'''

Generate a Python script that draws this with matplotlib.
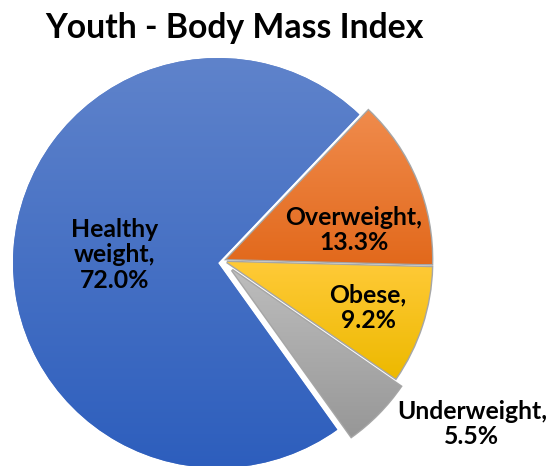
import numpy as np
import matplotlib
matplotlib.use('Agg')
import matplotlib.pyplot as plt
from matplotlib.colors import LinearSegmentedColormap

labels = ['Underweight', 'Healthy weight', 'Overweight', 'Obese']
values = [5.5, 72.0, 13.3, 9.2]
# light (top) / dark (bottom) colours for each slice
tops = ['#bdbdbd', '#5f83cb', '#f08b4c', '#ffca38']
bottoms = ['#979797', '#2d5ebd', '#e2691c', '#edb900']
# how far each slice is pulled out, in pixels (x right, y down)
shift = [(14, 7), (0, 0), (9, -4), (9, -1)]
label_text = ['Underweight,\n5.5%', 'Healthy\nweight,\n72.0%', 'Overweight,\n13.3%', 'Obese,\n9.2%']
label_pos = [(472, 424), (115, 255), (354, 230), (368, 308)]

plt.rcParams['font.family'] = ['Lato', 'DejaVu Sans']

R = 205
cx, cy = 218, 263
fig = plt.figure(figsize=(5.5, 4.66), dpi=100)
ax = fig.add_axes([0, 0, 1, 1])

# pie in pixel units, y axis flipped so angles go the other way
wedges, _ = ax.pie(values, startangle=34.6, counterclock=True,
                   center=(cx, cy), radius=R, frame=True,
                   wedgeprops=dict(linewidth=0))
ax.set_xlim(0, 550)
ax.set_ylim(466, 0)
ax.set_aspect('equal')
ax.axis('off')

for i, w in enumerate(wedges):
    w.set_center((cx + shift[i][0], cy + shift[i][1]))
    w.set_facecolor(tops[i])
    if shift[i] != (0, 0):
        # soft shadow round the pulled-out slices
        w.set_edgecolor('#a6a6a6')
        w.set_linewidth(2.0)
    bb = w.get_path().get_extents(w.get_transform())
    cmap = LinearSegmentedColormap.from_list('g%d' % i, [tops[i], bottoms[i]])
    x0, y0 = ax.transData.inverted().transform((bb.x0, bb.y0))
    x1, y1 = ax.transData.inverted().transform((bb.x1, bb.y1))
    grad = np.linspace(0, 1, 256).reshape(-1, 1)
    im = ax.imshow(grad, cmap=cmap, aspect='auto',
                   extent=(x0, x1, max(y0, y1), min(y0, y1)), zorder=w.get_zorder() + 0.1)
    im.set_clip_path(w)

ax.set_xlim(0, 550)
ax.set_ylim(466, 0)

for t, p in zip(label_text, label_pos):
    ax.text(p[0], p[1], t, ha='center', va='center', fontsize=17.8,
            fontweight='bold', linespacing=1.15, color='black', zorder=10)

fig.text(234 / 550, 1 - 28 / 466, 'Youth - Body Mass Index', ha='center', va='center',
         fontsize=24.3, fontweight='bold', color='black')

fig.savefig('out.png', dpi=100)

'''
'''

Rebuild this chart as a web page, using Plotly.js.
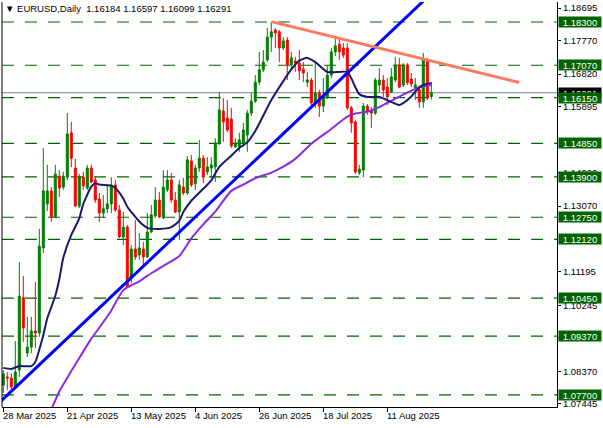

'''

Problem requirements> Going back to the data above, write out everything from the line with "Generate a Python" down to the line with "ax = fig.add_axes([0, 0, 1, 1])", both included, leaving every picture out.

Exercise answer>
Generate a Python script that draws this with matplotlib.
import numpy as np
import matplotlib
matplotlib.use('Agg')
import matplotlib.pyplot as plt
from matplotlib.colors import LinearSegmentedColormap

labels = ['Underweight', 'Healthy weight', 'Overweight', 'Obese']
values = [5.5, 72.0, 13.3, 9.2]
# light (top) / dark (bottom) colours for each slice
tops = ['#bdbdbd', '#5f83cb', '#f08b4c', '#ffca38']
bottoms = ['#979797', '#2d5ebd', '#e2691c', '#edb900']
# how far each slice is pulled out, in pixels (x right, y down)
shift = [(14, 7), (0, 0), (9, -4), (9, -1)]
label_text = ['Underweight,\n5.5%', 'Healthy\nweight,\n72.0%', 'Overweight,\n13.3%', 'Obese,\n9.2%']
label_pos = [(472, 424), (115, 255), (354, 230), (368, 308)]

plt.rcParams['font.family'] = ['Lato', 'DejaVu Sans']

R = 205
cx, cy = 218, 263
fig = plt.figure(figsize=(5.5, 4.66), dpi=100)
ax = fig.add_axes([0, 0, 1, 1])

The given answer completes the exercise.